Signing Alonso would be a giant statement of intent from Renault. The team already added another of the grid's unfulfilled talents, Nico Hulkenberg, for this season and with Alonso on board it would have a genuinely world class line-up at its disposal. The Spaniard would be welcomed back with open arms, having won his two world championships in Renault colours during the last decade. Alonso will have noticed the clear upward trajectory of the Renault team -- something not currently visible with Honda -- and the fact it is slowly but surely making progress with its problematic power unit.
However, the fact that Renault seems to be Alonso's most logical destination if he leaves Honda says a lot about the decisions he's made before reaching this current juncture...
As long as Sebastian Vettel is at Ferrari, Alonso hasn't got a chance of going back to Maranello. Alonso's departure from Ferrari was straight out of the Burning Bridges handbook and coincided with the arrival of Vettel, with former team boss Marco Mattiacci calling Alonso's bluff by signing the four-time world champion in late 2014. Vettel has since moulded the team around him and is reaping the rewards with the lead of the drivers' championship.

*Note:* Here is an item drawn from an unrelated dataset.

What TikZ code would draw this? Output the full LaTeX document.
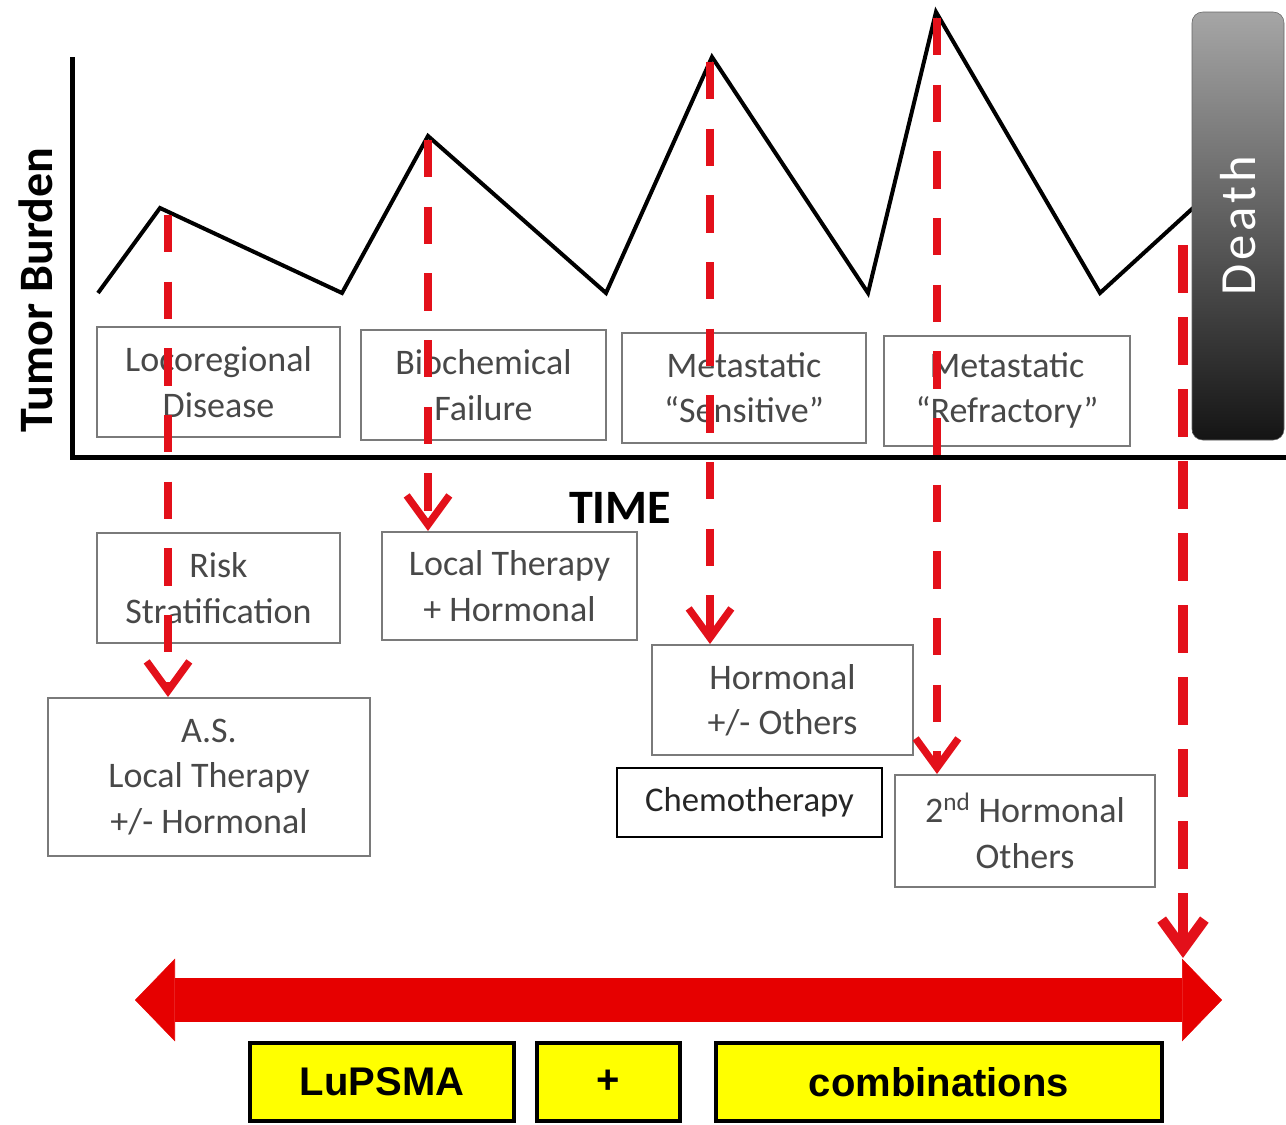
\documentclass[tikz,border=0pt]{standalone}
\usepackage{fontspec}
\setmainfont{Carlito}
\newfontfamily\arialfont{Liberation Sans}
\usetikzlibrary{arrows.meta}

\definecolor{dashred}{HTML}{E3101A}
\definecolor{bigred}{HTML}{E60000}
\definecolor{boxgray}{HTML}{7A7A7A}
\definecolor{textgray}{HTML}{484848}
\definecolor{lupyellow}{HTML}{FFFF00}

\tikzset{
  stagebox/.style={draw=boxgray, line width=1.5pt, text=textgray, align=center, inner sep=0pt,
    font=\fontsize{27}{34}\selectfont},
  chemobox/.style={stagebox, draw=black, text=black!85},
  ybox/.style={draw=black, line width=3pt, fill=lupyellow, inner sep=0pt,
    minimum height=58.5pt, font=\arialfont\bfseries\fontsize{30}{30}\selectfont},
  redtip/.tip={Straight Barb[length=22pt,width=32pt]},
  treatline/.style={draw=dashred, line width=5.5pt, dash pattern=on 28pt off 22pt, -redtip},
  deathline/.style={draw=dashred, line width=8pt, dash pattern=on 36pt off 18pt, -redtip},
  burdenline/.style={line width=3pt, line join=miter},
  axisline/.style={line width=3.75pt},
}

\begin{document}
\begin{tikzpicture}[x=0.75pt,y=0.75pt,yscale=-1,xscale=1]
\useasboundingbox (0,0) rectangle (1286,1125);

%Axes
\coordinate (ytop) at (72,57);
\coordinate (origin) at (72,457);
\coordinate (xend) at (1286,457);
\draw[axisline] (ytop) -- (origin) -- (xend);

%Tumor burden curve
\draw[burdenline] (98,293) -- (160,208) -- (342,293) -- (428,136) -- (606,293) -- (712,57) -- (868,293) -- (936,12) -- (1100,293) -- (1193,208);

%Death
\node[draw=black!60, rounded corners=8pt, top color=black!35, bottom color=black!92, text=white,
  minimum width=69pt, minimum height=321pt, inner sep=0pt,
  font=\fontsize{38}{38}\selectfont\addfontfeature{LetterSpace=8}] (death) at (1238,226) {\rotatebox{90}{Death}};

% Text Node
\node[rotate=90, font=\bfseries\fontsize{36}{36}\selectfont] (burden) at (36,290) {Tumor Burden};
% Text Node
\node[font=\bfseries\fontsize{36}{36}\selectfont] (time) at (620,508) {TIME};

%Disease stages
\node[stagebox, minimum width=182pt, minimum height=82.5pt] (loco) at (218.5,382) {Locoregional\\Disease};
\node[stagebox, minimum width=184pt, minimum height=82.5pt] (bio) at (483.5,385) {Biochemical\\Failure};
\node[stagebox, minimum width=183pt, minimum height=82.5pt] (sens) at (744,388) {Metastatic\\“Sensitive”};
\node[stagebox, minimum width=184pt, minimum height=82.5pt] (refr) at (1007,390.5) {Metastatic\\“Refractory”};

%Treatments
\node[stagebox, minimum width=182pt, minimum height=82.5pt] (risk) at (218.5,588) {Risk\\Stratification};
\node[stagebox, minimum width=191pt, minimum height=81pt] (ltherapy) at (509.5,586) {Local Therapy\\+ Hormonal};
\node[stagebox, minimum width=241.5pt, minimum height=118.5pt] (as) at (209,777) {A.S.\\Local Therapy\\+/- Hormonal};
\node[stagebox, minimum width=196pt, minimum height=82.5pt] (horm) at (782.5,700) {Hormonal\\+/- Others};
\node[chemobox, font=\fontsize{26}{34}\selectfont, minimum width=199pt, minimum height=52pt] (chemo) at (749.5,802.5) {Chemotherapy};
\node[stagebox, minimum width=195pt, minimum height=84pt] (second) at (1025,831) {2\textsuperscript{nd} Hormonal\\Others};

%Dashed arrows
\coordinate (d1) at (168,215);
\coordinate (d2) at (428,140);
\coordinate (d3) at (710,62);
\coordinate (d4) at (937,18);
\coordinate (d5) at (1183,245);
\coordinate (d5end) at (1183,958);
\draw[treatline] (d1) -- (as.north -| d1);
\draw[treatline] (d2) -- (ltherapy.north -| d2);
\draw[treatline] (d3) -- (horm.north -| d3);
\draw[treatline] (d4) -- (second.north -| d4);
\draw[deathline] (d5) -- (d5end);

%Big arrow
\coordinate (la) at (135,1000);
\coordinate (ra) at (1222,1000);
\draw[draw=bigred, line width=33pt,
  {Triangle[length=30pt,width=62pt,line width=0.4pt]}-{Triangle[length=30pt,width=62pt,line width=0.4pt]}] (la) -- (ra);

%LuPSMA boxes
\node[ybox, minimum width=198pt] (lupsma) at (382,1082) {LuPSMA};
\node[ybox, minimum width=107pt] (plus) at (608.5,1082) {+};
\node[ybox, minimum width=334.5pt] (comb) at (939,1082) {combinations};

\end{tikzpicture}
\end{document}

Even since the return of Kimi Raikkonen, Ferrari has always operated with a clear number one and two driver and the team would not upset this balance by replacing the Finn with Alonso. If recent rumours of Vettel leaving are true (however unlikely), all bets are off. In that scenario, Alonso would seem more of an appealing option, though memories of his disruptive presence undoubtedly linger. It would take a remarkable set of circumstances for Alonso to be wearing red next season.
Mercedes or Red Bull
If the choice was Alonso's, he'd drive at Mercedes next season. Or rather, he'd have been driving at Mercedes this season. Or the two before that. As mouth-watering as a reunion with Lewis Hamilton is to most fans, it's the stuff of nightmares for team boss Toto Wolff. After three years of stage-managing a frosty Hamilton-Nico Rosberg feud, the team picked the affable, unassuming Valtteri Bottas to fill the retired world champion's seat. Bottas' one-year deal leaves a question-mark over his future but his early win in Russia showed he is more than capable of filling the seat long-term.

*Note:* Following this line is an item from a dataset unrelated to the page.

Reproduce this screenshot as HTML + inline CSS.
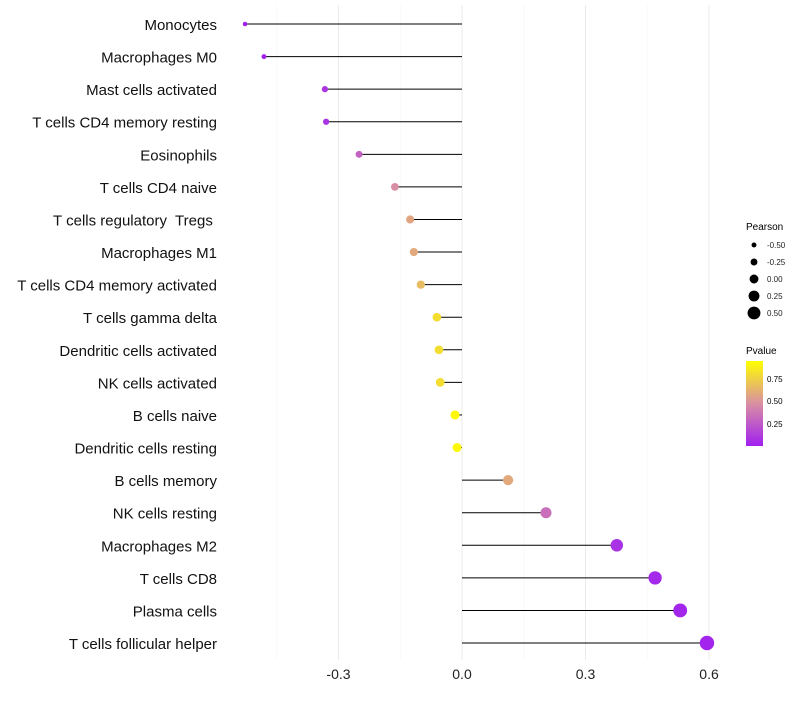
<!DOCTYPE html>
<html><head><meta charset="utf-8"><style>
body{margin:0;background:#fff;font-family:"Liberation Sans",sans-serif}
svg text{font-family:"Liberation Sans",sans-serif}
</style></head><body>
<svg id="chart" width="800" height="700" xmlns="http://www.w3.org/2000/svg">
<defs><linearGradient id="pg" x1="0" y1="1" x2="0" y2="0">
<stop offset="0" stop-color="#a020f0"/><stop offset="0.5" stop-color="#d98fa3"/><stop offset="1" stop-color="#ffff00"/>
</linearGradient></defs>
<g id="grid"></g><g id="marks"></g><g id="labels"></g><g id="xaxis"></g>
<g>
<text x="746" y="230" font-size="10">Pearson</text>
<g id="sizeLegend"></g>
<text x="746" y="354" font-size="10">Pvalue</text>
<rect x="746" y="361" width="17" height="85" fill="url(#pg)"/>
<text x="767" y="382" font-size="8">0.75</text>
<text x="767" y="404" font-size="8">0.50</text>
<text x="767" y="427" font-size="8">0.25</text>
</g>
</svg>
<script>
const categories=["Monocytes","Macrophages M0","Mast cells activated","T cells CD4 memory resting","Eosinophils","T cells CD4 naive","T cells regulatory  Tregs ","Macrophages M1","T cells CD4 memory activated","T cells gamma delta","Dendritic cells activated","NK cells activated","B cells naive","Dendritic cells resting","B cells memory","NK cells resting","Macrophages M2","T cells CD8","Plasma cells","T cells follicular helper"];
const pearson=[-0.527,-0.481,-0.333,-0.330,-0.250,-0.163,-0.126,-0.117,-0.100,-0.061,-0.056,-0.053,-0.017,-0.012,0.112,0.204,0.376,0.469,0.530,0.595];
const pvalue=[0.01,0.02,0.1,0.1,0.3,0.5,0.6,0.62,0.7,0.85,0.85,0.85,0.97,0.97,0.62,0.35,0.08,0.04,0.03,0.02];
const xTicks=[-0.3,0.0,0.3,0.6];
const xTickLabels=["-0.3","0.0","0.3","0.6"];
const minorTicks=[-0.45,-0.15,0.15,0.45];
const sizeLegendVals=[-0.5,-0.25,0,0.25,0.5];
const sizeLegendLabels=["-0.50","-0.25","0.00","0.25","0.50"];
const NS="http://www.w3.org/2000/svg";
const x=v=>462+v*411.7;
const y=i=>24+i*32.58;
const r=v=>4.6+4.4*v;
function col(p){
  const a=[160,32,240],m=[217,143,163],b=[255,255,0];
  let c;
  if(p<0.5){const t=p/0.5;c=a.map((v,k)=>v+(m[k]-v)*t);}else{const t=(p-0.5)/0.5;c=m.map((v,k)=>v+(b[k]-v)*t);}
  return `rgb(${c.map(Math.round).join(",")})`;
}
function mk(tag,at,parent){const e=document.createElementNS(NS,tag);for(const k in at)e.setAttribute(k,at[k]);document.getElementById(parent).appendChild(e);return e;}
minorTicks.forEach(t=>{const l=mk("line",{x1:x(t),x2:x(t),y1:5,y2:660,stroke:"#f5f5f5","stroke-width":0.6},"grid");

});
xTicks.forEach((t,i)=>{const l=mk("line",{x1:x(t),x2:x(t),y1:5,y2:660,stroke:"#ebebeb","stroke-width":1},"grid");


const tx=mk("text",{x:x(t),y:679,"font-size":14,"text-anchor":"middle",fill:"#222"},"xaxis");tx.textContent=xTickLabels[i];

});
categories.forEach((c,i)=>{
  const l=mk("line",{x1:x(0),x2:x(pearson[i]),y1:y(i),y2:y(i),stroke:"#000","stroke-width":1},"marks");
  
  
  const d=mk("circle",{cx:x(pearson[i]),cy:y(i),r:r(pearson[i]),fill:col(pvalue[i])},"marks");
  
  
  const t=mk("text",{x:217,y:y(i)+6,"font-size":15,"text-anchor":"end",fill:"#111"},"labels");
  t.textContent=c;t.setAttribute("xml:space","preserve");t.style.whiteSpace="pre";
  
  
});
sizeLegendVals.forEach((v,i)=>{
  const cy=245+i*17;
  const d=mk("circle",{cx:754,cy:cy,r:r(v)*0.9+0.3,fill:"#000"},"sizeLegend");
  
  
  const t=mk("text",{x:767,y:cy+3,"font-size":8,fill:"#222"},"sizeLegend");t.textContent=sizeLegendLabels[i];
  
  
});
</script>
</body></html>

Red Bull is as close to the opposite of a sure thing as you can get. Alonso spent much of the early 2010s courting the team he turned down when it was in its infancy, to no avail. Red Bull might be a team obsessed with winning but it's also loyal to the principle of its young driver programme. Even if they weren't, not many teams would happily part company with Daniel Ricciardo or Max Verstappen.
Alonso will line up at Le Mans one day, but something will have to have gone terribly wrong for it to be in 2018. Though his Indy 500 appearance would suggest he is happy to dabble away from F1, it's a reaction to being in a car which is hopelessly uncompetitive. Even if Le Mans does not clash with Formula One next year, Alonso will hope he is too engrossed in a title fight to give the endurance race much thought.
If he wins at the Brickyard on May 28, expect the Le Mans 2018 questions to intensify as it would mark the final piece of the Triple Crown but, as Alonso knows better than anyone, he has much more time to win that event than he does a third Formula One world championship.